共有者の協力が得られないとか、実施権者の承諾が得られないために訂正をなしえない場合はどうか。前述したように、利害状況を異にするこれらの事例には本判決の射程は及ばないと考えられる。裁判例では、東京地判平成28.7.13平成25(ワ)19418〔Westlaw Japan文献2016WLJPCA07139006〕[累進多焦点レンズ及び眼鏡レンズ]が、特許権者が別件の無効審判で通常実施権者の承諾が得られないままに訂正請求をなしていたという事案で、侵害訴訟における訂正の再抗弁の要件を満たしていないと判示している※51。これに対して、学説では、これらの場合に訂正の再抗弁を許容する見解もある※52 。しかし、共有者の協力や実施権者の承諾が得られない場合には訂正による利益を特許権者に享受させないというのが特許法の判断なのであるから、なにゆえ訂正の再抗弁の場面でその利益を認める必要があるのか、合理的な理由を見出すことは困難である。これらの場合には訂正の再抗弁もなしえないと解するのが、インテグリィティを伴った法解釈といえよう※53。
7 今後の課題
以上、検討したように、本判決が下されたことにより、特許権者が事実審口頭弁論終結の時点までに訂正の再抗弁を主張することなく弁論を終結した場合には、上告審の段階で訂正審決が確定したとしても、よほどの事情がなければ、それを理由に原判決の判断を争うことは困難となった。さらに、(特許権者の請求を棄却する判決の確定後に訂正を認める審決が確定することが再審事由に該当するのかということに関しては、前述したように争いがあるが、いずれにせよ)特許法104条の4第3号、特許法施行令附則8条2号により再審が制限されることをも合わせると、特許権者としては、事実審口頭弁論終結の時点までに訂正の抗弁をなしておかない限り、訂正に依存した無効事由の解消は当該侵害事件に関する限りほぼ期待薄となる。

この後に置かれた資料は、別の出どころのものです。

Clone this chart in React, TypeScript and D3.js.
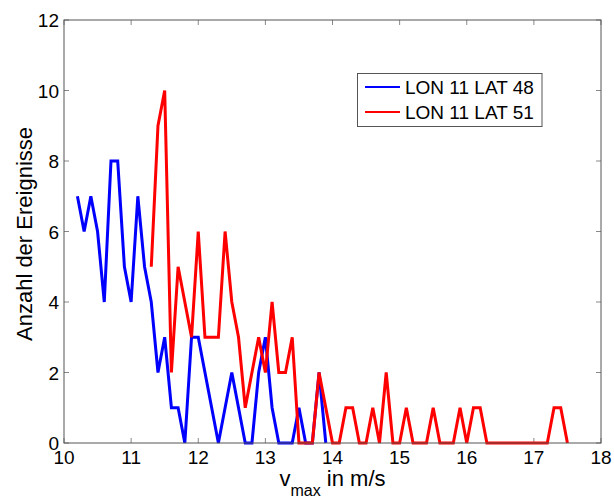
import React from "react";
import * as d3 from "d3";

const blueX0 = 10.2;
const blueValues = [7, 6, 7, 6, 4, 8, 8, 5, 4, 7, 5, 4, 2, 3, 1, 1, 0, 3, 3, 2, 1, 0, 1, 2, 1, 0, 0, 2, 3, 1, 0, 0, 0, 1, 0, 0, 2, 0];
const redX0 = 11.3;
const redValues = [5, 9, 10, 2, 5, 4, 3, 6, 3, 3, 3, 6, 4, 3, 1, 2, 3, 2, 4, 2, 2, 3, 0, 0, 0, 2, 1, 0, 0, 1, 1, 0, 0, 1, 0, 2, 0, 0, 1, 0, 0, 0, 1, 0, 0, 0, 1, 0, 1, 1, 0, 0, 0, 0, 0, 0, 0, 0, 0, 0, 1, 1, 0];
const xTicks = [10, 11, 12, 13, 14, 15, 16, 17, 18];
const yTicks = [0, 2, 4, 6, 8, 10, 12];
const seriesNames = ["LON 11 LAT 48", "LON 11 LAT 51"];
const seriesColors = ["#0000ff", "#ff0000"];

const W = 614, H = 498;
const L = 64, R = 601, T = 20, B = 443;

export default function App() {
  const x = d3.scaleLinear().domain([10, 18]).range([L, R]);
  const y = d3.scaleLinear().domain([0, 12]).range([B, T]);
  const mk = (x0: number, vals: number[]) =>
    vals.map((v, i) => [Math.round((x0 + i * 0.1) * 10) / 10, v] as [number, number]);
  const line = d3.line<[number, number]>().x(d => x(d[0])).y(d => y(d[1]));
  const series = [mk(blueX0, blueValues), mk(redX0, redValues)];
  const font = "Liberation Sans, Arial, sans-serif";
  const tl = 5;
  return (
    <svg width={W} height={H} style={{ position: "absolute", left: 0, top: 0, background: "#fff" }}>
      <rect x={0} y={0} width={W} height={H} fill="#fff" />
      {xTicks.map(t => (
        <g key={"x" + t}>
          <line x1={x(t)} x2={x(t)} y1={B} y2={B - tl} stroke="#888" />
          <line x1={x(t)} x2={x(t)} y1={T} y2={T + tl} stroke="#888" />
          <text x={x(t)} y={464} textAnchor="middle" fontFamily={font} fontSize={19}>{t}</text>
        </g>
      ))}
      {yTicks.map(t => (
        <g key={"y" + t}>
          <line x1={L} x2={L + tl} y1={y(t)} y2={y(t)} stroke="#888" />
          <line x1={R} x2={R - tl} y1={y(t)} y2={y(t)} stroke="#888" />
          <text x={L - 5} y={y(t) + 7} textAnchor="end" fontFamily={font} fontSize={19}>{t}</text>
        </g>
      ))}
      {series.map((s, i) => (
        <path key={i} d={line(s) || ""} fill="none" stroke={seriesColors[i]} strokeWidth={3} strokeLinejoin="miter" />
      ))}
      <rect x={L} y={T} width={R - L} height={B - T} fill="none" stroke="#555" strokeWidth={1} />
      <g>
        <rect x={357.5} y={73.5} width={184.5} height={53} fill="#fff" stroke="#555" />
        {seriesNames.map((n, i) => (
          <g key={n}>
            <line x1={365} x2={400} y1={87 + i * 25} y2={87 + i * 25} stroke={seriesColors[i]} strokeWidth={2} />
            <text x={405} y={87 + i * 25 + 7.3} fontFamily={font} fontSize={19}>{n}</text>
          </g>
        ))}
      </g>
      <text transform={`translate(31.5,234) rotate(-90)`} textAnchor="middle" fontFamily={font} fontSize={22}>Anzahl der Ereignisse</text>
      <text x={(L + R) / 2} y={486} textAnchor="middle" fontFamily={font} fontSize={22}>
        v<tspan fontSize={16} dy={10}>max</tspan><tspan dy={-10}> in m/s</tspan>
      </text>
    </svg>
  );
}
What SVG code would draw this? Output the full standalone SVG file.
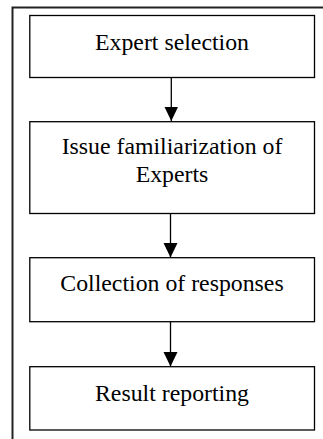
<svg xmlns="http://www.w3.org/2000/svg" width="323" height="439" viewBox="0 0 323 439">
<style>
.box{fill:#fff;stroke:#000;stroke-width:1.3}
.lbl{font-family:"Liberation Serif","Times New Roman",serif;font-size:23.8px;fill:#000;text-anchor:middle}
.conn{stroke:#000;stroke-width:1.3;fill:none}
</style>
<defs>
<marker id="arr" markerUnits="userSpaceOnUse" markerWidth="16" markerHeight="16" refX="14.5" refY="7" orient="auto">
<path d="M0,0 L14.5,7 L0,14 Z" fill="#000"/>
</marker>
</defs>
<rect width="323" height="439" fill="#fff"/>
<g id="frame">
<path d="M12.5,439 V7.5 H323" fill="none" stroke="#222" stroke-width="2"/>
</g>
<g id="connectors">
<line class="conn" x1="171.3" y1="77.5" x2="171.3" y2="121" marker-end="url(#arr)"/>
<line class="conn" x1="170.5" y1="213.5" x2="170.5" y2="257.5" marker-end="url(#arr)"/>
<line class="conn" x1="170.5" y1="322" x2="170.5" y2="366.5" marker-end="url(#arr)"/>
</g>
<g id="n1">
<rect class="box" x="29.8" y="15.5" width="284.7" height="62"/>
<text class="lbl" x="172" y="50">Expert selection</text>
</g>
<g id="n2">
<rect class="box" x="29.8" y="121.7" width="284.7" height="91.8"/>
<text class="lbl" x="172" y="154">Issue familiarization of</text>
<text class="lbl" x="172" y="181.7">Experts</text>
</g>
<g id="n3">
<rect class="box" x="29.8" y="257.7" width="284.7" height="64"/>
<text class="lbl" x="172" y="291">Collection of responses</text>
</g>
<g id="n4">
<rect class="box" x="29.8" y="366.7" width="284.7" height="63.3"/>
<text class="lbl" x="172" y="401">Result reporting</text>
</g>
</svg>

しかし、審決取消訴訟の段階での訂正審判請求を認めないこととした2011年改正法は、その代わりに、特許権者に訂正の機会を保障するために、審決予告の制度を設けた。すなわち、審決をするのに熟した場合において審判の請求に理由があると認められるとき等に審判長が当事者等に審決の予告をする制度を設け(特許法164条の2第1項)、特許権の有効性に関する当該審判合議体の判断を示し、被請求人には、一定期間内に無効審判のなかで特許請求の範囲、明細書等の訂正の機会が与えられたのである(特許法164条の2第2項)。本判決によって、侵害訴訟においても、事実審の口頭弁論終結に訂正の再抗弁に対する失権効が認められるに至った以上、裁判所が無効の抗弁を理由があると判断する場合には、判決を下す前にその心証を開示し、特許権者に訂正の再抗弁を主張する機会を保障するべきであろう※54。
※本稿を作成するに際しては、京都大学の愛知靖之教授からご教示を賜った。記して感謝申し上げる。